On Mon, 24 May 2004 05:46:01 GMT, "Lord Snooty" wrote:

At 8.000 Mhz and a load consisting of 50 ohms carbon 10W 10% in series

with a
capacitance trimmer bank, at an output power level of about 2W, a load
capacitor value of 250 +/- 10pF (-j80 ohms @ 8 MHz) was found to produce a
minimum in the total voltage across the load. Also, as capacitance was
increased over the range 100-700pF, the voltage across the load resistor
increased monotonically.

The latter is easy to explain (it means the source reactance is positive,

and
smaller than +j28.4 ohms), but the former is beyond my ken.

Best,
Andrew


Hi Andrew,

You got me confused too.

Is the "load" the resistor, or the resistor-cap combination when you
measure these voltages?

You describe a voltage minimum across the load for a cap setting of
250pF; but you also maintain that the voltage across the load
increases for the variation in capacitance from 100 to 700pF which
contradicts the first measurement.

Further, the construction of a high power semiconductor does not lend
itself to supporting inductive reactances (the junctions are quite
manifestly capacitive in structure).
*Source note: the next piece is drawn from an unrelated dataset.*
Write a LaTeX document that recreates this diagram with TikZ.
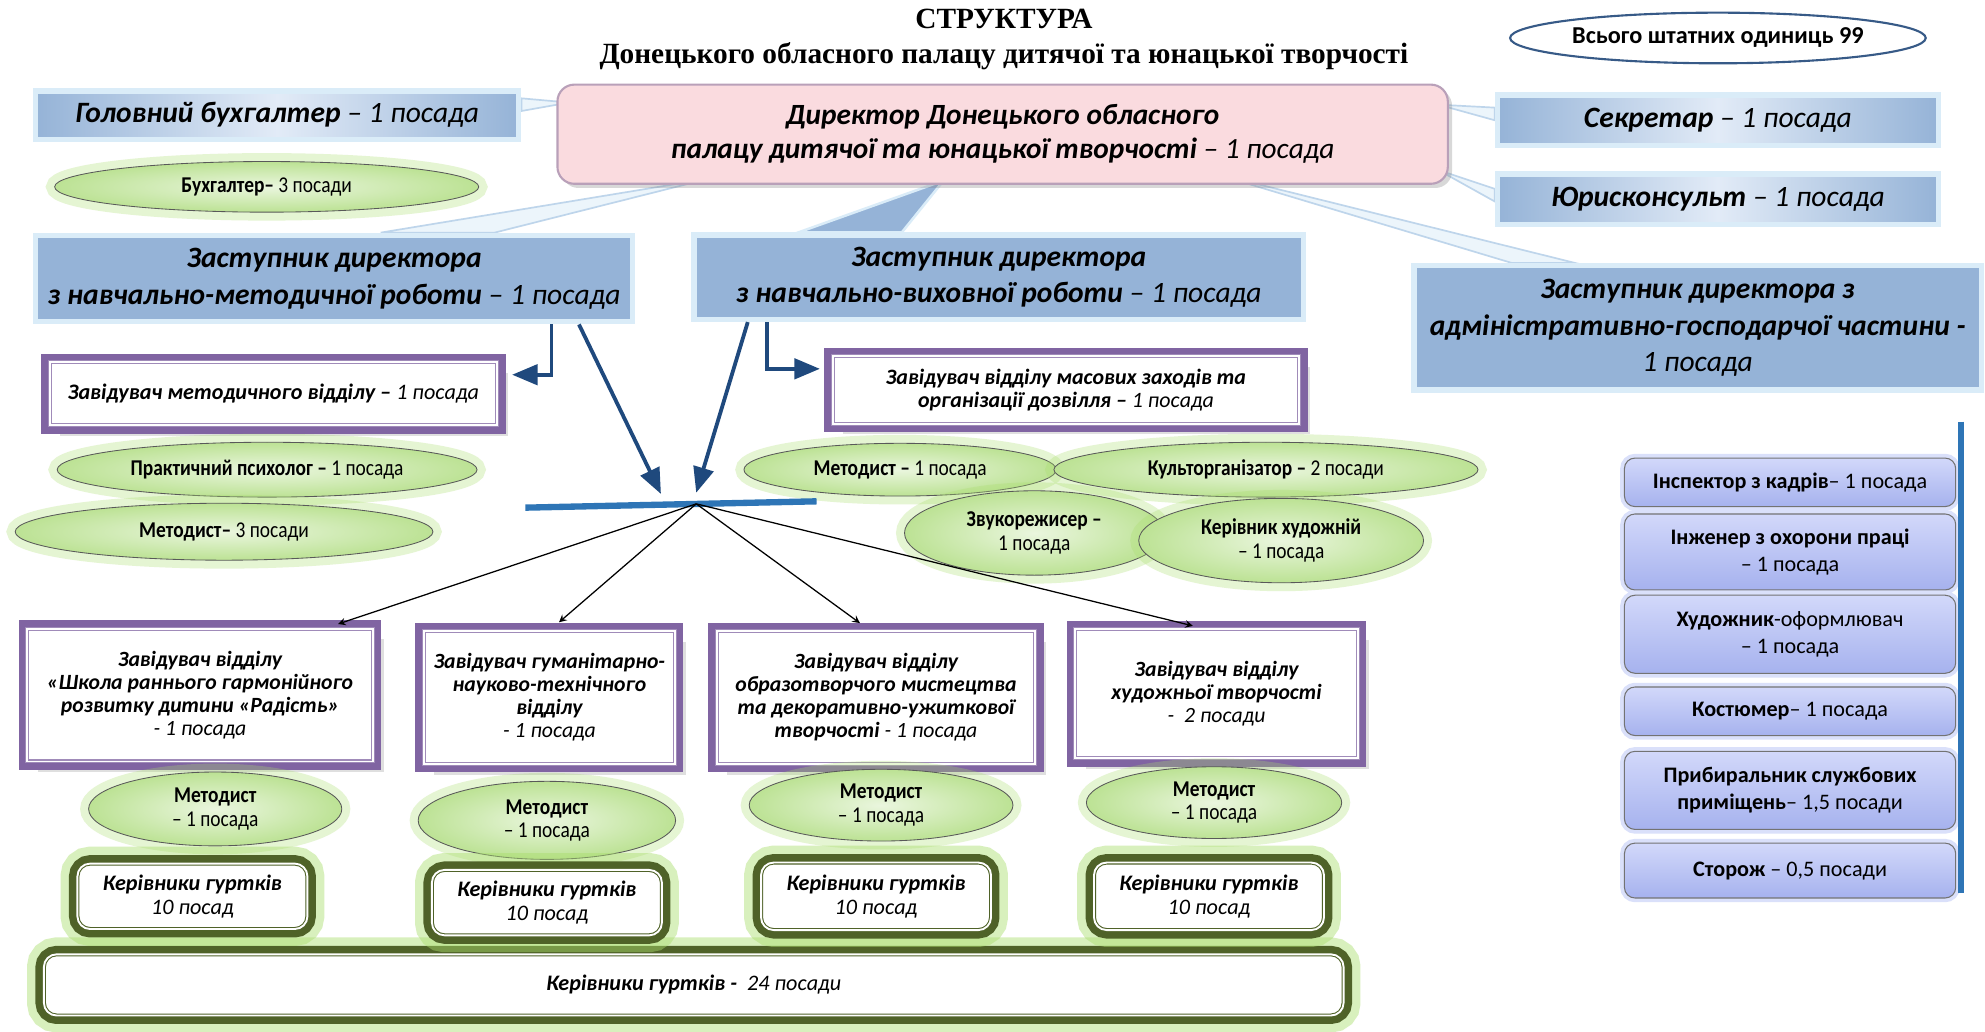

By specification the device is
characterized as exhibiting 27pF @ 1 MHz (for 28Vdc although there is
not much variation until below 10Vdc). There are a world of other
variables to consider, but none portray inductance within the device.
This alone should provoke you to re-examine your premise.

73's
Richard Clark, KB7QHC


To clarify
a) "Load" in my context means "load resistor (r) and load capacitor (reactance
jx) in series"
b) The output transistor feeds to the output port through an inductor. One
would therefore expect X, the source reactance, to be positive.